Records from a data collection:
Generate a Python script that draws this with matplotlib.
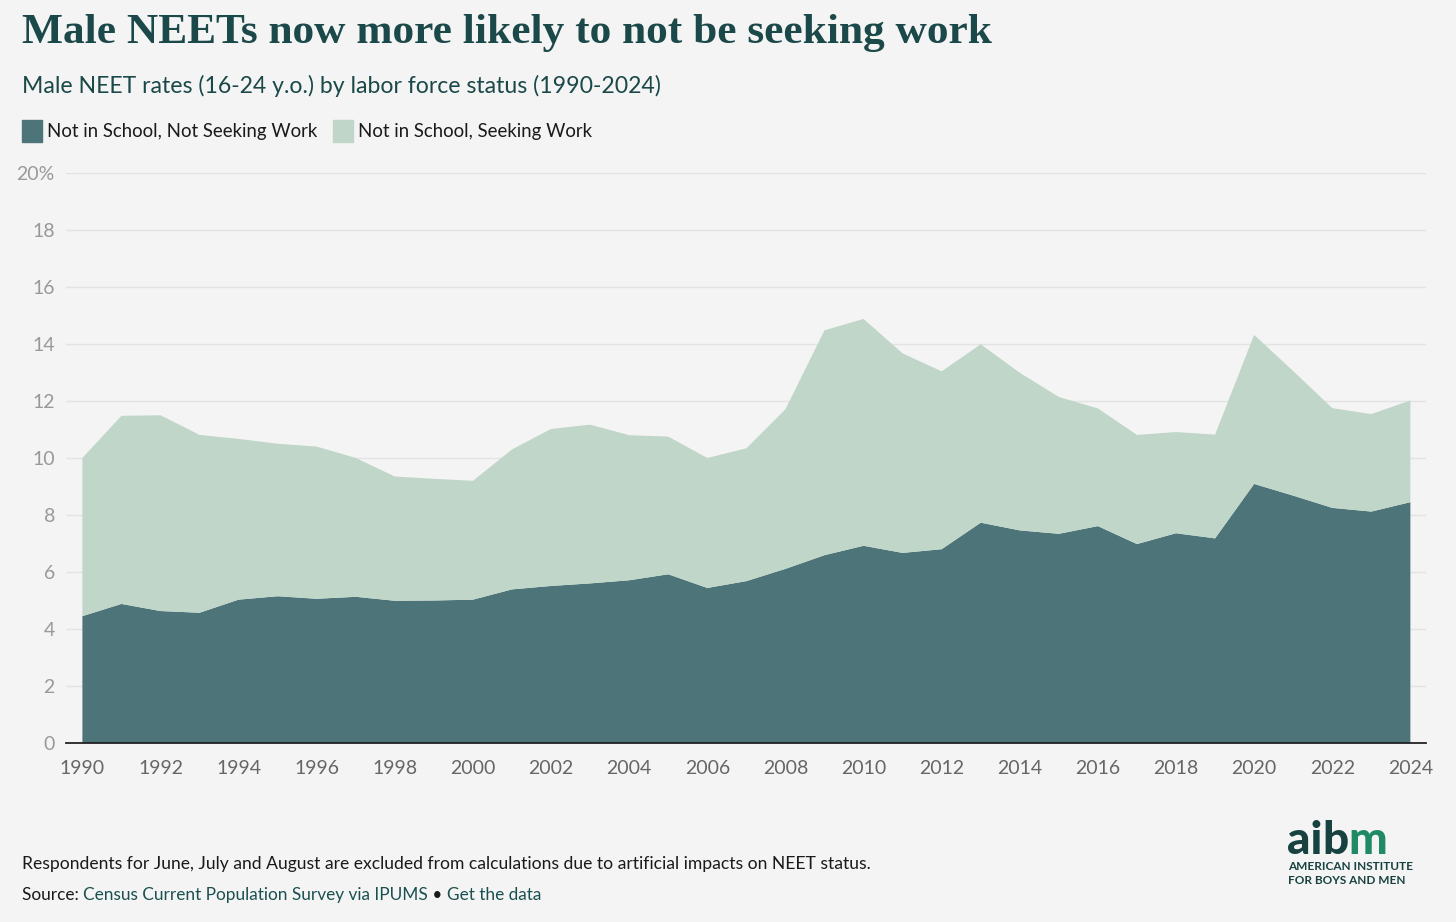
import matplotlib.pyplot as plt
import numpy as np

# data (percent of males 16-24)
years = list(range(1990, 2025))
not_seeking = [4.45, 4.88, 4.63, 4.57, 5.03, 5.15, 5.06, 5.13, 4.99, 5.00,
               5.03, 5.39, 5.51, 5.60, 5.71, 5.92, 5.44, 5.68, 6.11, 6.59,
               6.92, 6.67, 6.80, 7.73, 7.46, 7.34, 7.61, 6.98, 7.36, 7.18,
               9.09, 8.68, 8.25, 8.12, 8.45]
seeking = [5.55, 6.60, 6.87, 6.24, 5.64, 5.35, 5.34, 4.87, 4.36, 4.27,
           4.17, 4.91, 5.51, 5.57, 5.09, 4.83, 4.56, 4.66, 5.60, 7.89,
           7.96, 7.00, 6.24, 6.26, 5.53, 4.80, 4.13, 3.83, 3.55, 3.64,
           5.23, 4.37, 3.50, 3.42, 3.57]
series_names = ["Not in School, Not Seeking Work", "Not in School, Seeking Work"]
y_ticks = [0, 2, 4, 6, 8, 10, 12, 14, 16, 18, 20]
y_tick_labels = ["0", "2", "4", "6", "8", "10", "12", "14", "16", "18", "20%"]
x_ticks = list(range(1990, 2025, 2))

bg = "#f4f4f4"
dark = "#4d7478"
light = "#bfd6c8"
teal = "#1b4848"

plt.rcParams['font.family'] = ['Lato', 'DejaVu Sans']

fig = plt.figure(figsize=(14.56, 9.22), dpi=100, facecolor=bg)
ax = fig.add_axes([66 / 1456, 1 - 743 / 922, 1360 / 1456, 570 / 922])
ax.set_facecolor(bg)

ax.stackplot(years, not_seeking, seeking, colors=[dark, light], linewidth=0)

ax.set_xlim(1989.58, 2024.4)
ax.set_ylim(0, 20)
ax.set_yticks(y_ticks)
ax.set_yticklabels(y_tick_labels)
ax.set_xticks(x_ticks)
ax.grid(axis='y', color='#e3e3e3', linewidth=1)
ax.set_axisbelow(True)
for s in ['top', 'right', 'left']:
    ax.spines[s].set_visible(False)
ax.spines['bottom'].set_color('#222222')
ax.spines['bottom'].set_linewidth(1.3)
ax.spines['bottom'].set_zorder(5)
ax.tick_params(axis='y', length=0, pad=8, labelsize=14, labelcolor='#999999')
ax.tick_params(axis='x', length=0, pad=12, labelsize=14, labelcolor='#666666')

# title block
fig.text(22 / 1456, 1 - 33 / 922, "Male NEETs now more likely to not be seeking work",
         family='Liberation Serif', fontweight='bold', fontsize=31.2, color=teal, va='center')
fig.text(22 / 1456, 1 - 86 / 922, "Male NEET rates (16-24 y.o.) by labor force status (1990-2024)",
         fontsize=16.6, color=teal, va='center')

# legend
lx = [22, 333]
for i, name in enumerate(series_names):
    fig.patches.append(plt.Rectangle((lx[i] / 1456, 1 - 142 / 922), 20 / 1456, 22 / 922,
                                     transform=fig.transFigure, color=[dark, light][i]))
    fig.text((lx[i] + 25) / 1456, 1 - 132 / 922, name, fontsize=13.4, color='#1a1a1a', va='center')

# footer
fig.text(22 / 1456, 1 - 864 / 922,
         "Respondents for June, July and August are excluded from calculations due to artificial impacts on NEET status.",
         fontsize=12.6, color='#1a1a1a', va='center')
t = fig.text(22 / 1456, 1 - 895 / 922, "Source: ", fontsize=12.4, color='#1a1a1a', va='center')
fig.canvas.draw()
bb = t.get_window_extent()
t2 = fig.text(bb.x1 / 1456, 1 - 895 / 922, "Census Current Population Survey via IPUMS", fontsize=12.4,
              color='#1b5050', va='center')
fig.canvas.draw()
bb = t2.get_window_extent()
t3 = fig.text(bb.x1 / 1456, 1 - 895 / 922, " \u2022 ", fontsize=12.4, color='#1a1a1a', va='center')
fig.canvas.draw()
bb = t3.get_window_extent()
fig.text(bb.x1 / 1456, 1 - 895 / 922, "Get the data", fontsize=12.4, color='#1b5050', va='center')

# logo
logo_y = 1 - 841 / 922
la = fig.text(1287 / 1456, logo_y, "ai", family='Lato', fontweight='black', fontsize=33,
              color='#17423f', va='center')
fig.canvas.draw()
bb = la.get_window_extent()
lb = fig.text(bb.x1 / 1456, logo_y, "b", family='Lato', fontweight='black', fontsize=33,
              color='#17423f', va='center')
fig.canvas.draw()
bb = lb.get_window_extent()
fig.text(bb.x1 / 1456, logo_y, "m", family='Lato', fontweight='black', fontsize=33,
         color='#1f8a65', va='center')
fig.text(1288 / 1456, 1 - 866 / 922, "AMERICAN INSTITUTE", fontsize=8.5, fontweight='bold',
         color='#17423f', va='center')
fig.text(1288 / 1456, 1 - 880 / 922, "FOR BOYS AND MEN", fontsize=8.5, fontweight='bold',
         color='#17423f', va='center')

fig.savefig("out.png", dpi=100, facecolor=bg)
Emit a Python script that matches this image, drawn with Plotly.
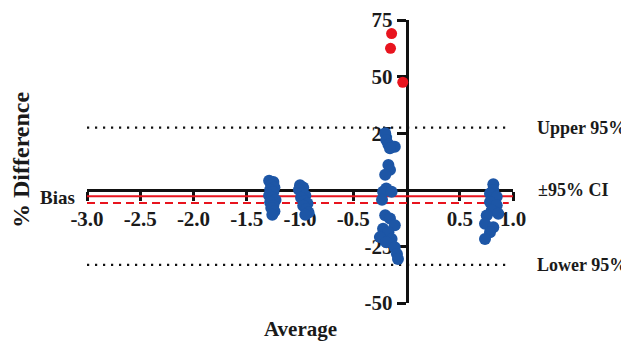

Requirement: Up to and including the line with "colors=[dark, light], linewidth=0)", copy the data above from its first line. Skip pictures.

Answer below:
Generate a Python script that draws this with matplotlib.
import matplotlib.pyplot as plt
import numpy as np

# data (percent of males 16-24)
years = list(range(1990, 2025))
not_seeking = [4.45, 4.88, 4.63, 4.57, 5.03, 5.15, 5.06, 5.13, 4.99, 5.00,
               5.03, 5.39, 5.51, 5.60, 5.71, 5.92, 5.44, 5.68, 6.11, 6.59,
               6.92, 6.67, 6.80, 7.73, 7.46, 7.34, 7.61, 6.98, 7.36, 7.18,
               9.09, 8.68, 8.25, 8.12, 8.45]
seeking = [5.55, 6.60, 6.87, 6.24, 5.64, 5.35, 5.34, 4.87, 4.36, 4.27,
           4.17, 4.91, 5.51, 5.57, 5.09, 4.83, 4.56, 4.66, 5.60, 7.89,
           7.96, 7.00, 6.24, 6.26, 5.53, 4.80, 4.13, 3.83, 3.55, 3.64,
           5.23, 4.37, 3.50, 3.42, 3.57]
series_names = ["Not in School, Not Seeking Work", "Not in School, Seeking Work"]
y_ticks = [0, 2, 4, 6, 8, 10, 12, 14, 16, 18, 20]
y_tick_labels = ["0", "2", "4", "6", "8", "10", "12", "14", "16", "18", "20%"]
x_ticks = list(range(1990, 2025, 2))

bg = "#f4f4f4"
dark = "#4d7478"
light = "#bfd6c8"
teal = "#1b4848"

plt.rcParams['font.family'] = ['Lato', 'DejaVu Sans']

fig = plt.figure(figsize=(14.56, 9.22), dpi=100, facecolor=bg)
ax = fig.add_axes([66 / 1456, 1 - 743 / 922, 1360 / 1456, 570 / 922])
ax.set_facecolor(bg)

ax.stackplot(years, not_seeking, seeking, colors=[dark, light], linewidth=0)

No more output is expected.